Branding. You know, that thing you and your agency of record spent millions of dollars on so that everyone knows who you are – your name, your product, your essence.
So if branding is so important, why are so many brands getting it wrong with their mobile apps? Today we’ll talk about mobile app branding and see how we can work our way out of this mess.
Mobile App Brand Guidelines
It can’t be stressed enough: Mobile App Brand Guidelines must be established. Your guidelines should have the same clear creative rules as your brand’s standard style guide including: color palette, logo usage, naming conventions and font. Above all, the guidelines should be platform-specific and always current in the rapidly evolving mobile platform landscape.
Providing guidance for mobile apps ensures they’re not orphans in the plethora of advertising and marketing tools used to attract, engage and retain your customers. It’s critical the guidelines are endorsed by the CMO and other key organizational leaders. Once supported the guidelines should be officially disseminated to all teams, agencies and development partners. They should then be reviewed and enforced in all creative reviews and prior to any app release.
Icons and your logo
Integrating your logo into your icon isn’t a requirement for your app. But if you have an easily recognizable logo, it’s a great way to gain immediate recognition from your customers. Google does an excellent job of designing an icon that fits within the construct of an app icon and conveys the meaning simultaneously (hello, Starbucks, Target, Redbox).
Off-brand and one-off madness
Why are some brand’s releasing wildly off-brand and brand-tarnishing apps? Walking Dead Chop Shop by Hyundai is, hands down, one of the worse brand apps I’ve ever seen. Not only is it a poorly made and an utterly un-compelling game but there’s no product info. And there’s no way to request brochure, locate a dealer, schedule a test drive or even link to the Hyundai website.

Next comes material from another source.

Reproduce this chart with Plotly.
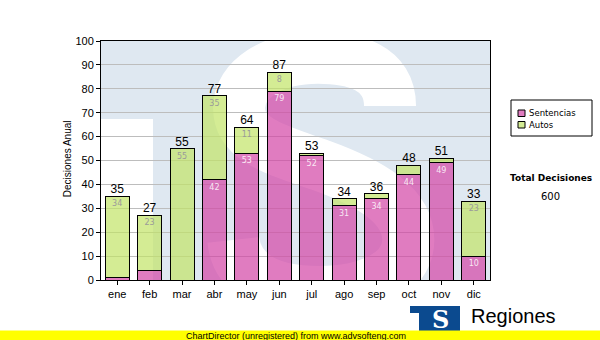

There is also a host of odd, one-off apps from brands that sponsor events and partner regularly with other brands. I strongly recommend against releasing these awkward, event-specific apps. It takes a lot of marketing time and money to drive installs, and apps best serve long-term lower funnel customers. I recommend removing these apps from the stores and diverting events based marketing to other channels. If there is a compelling reason to make a limited time app (We made one for the Oscars with a $1 million contest) then it’s essential that this app get removed from the store the day the event expires.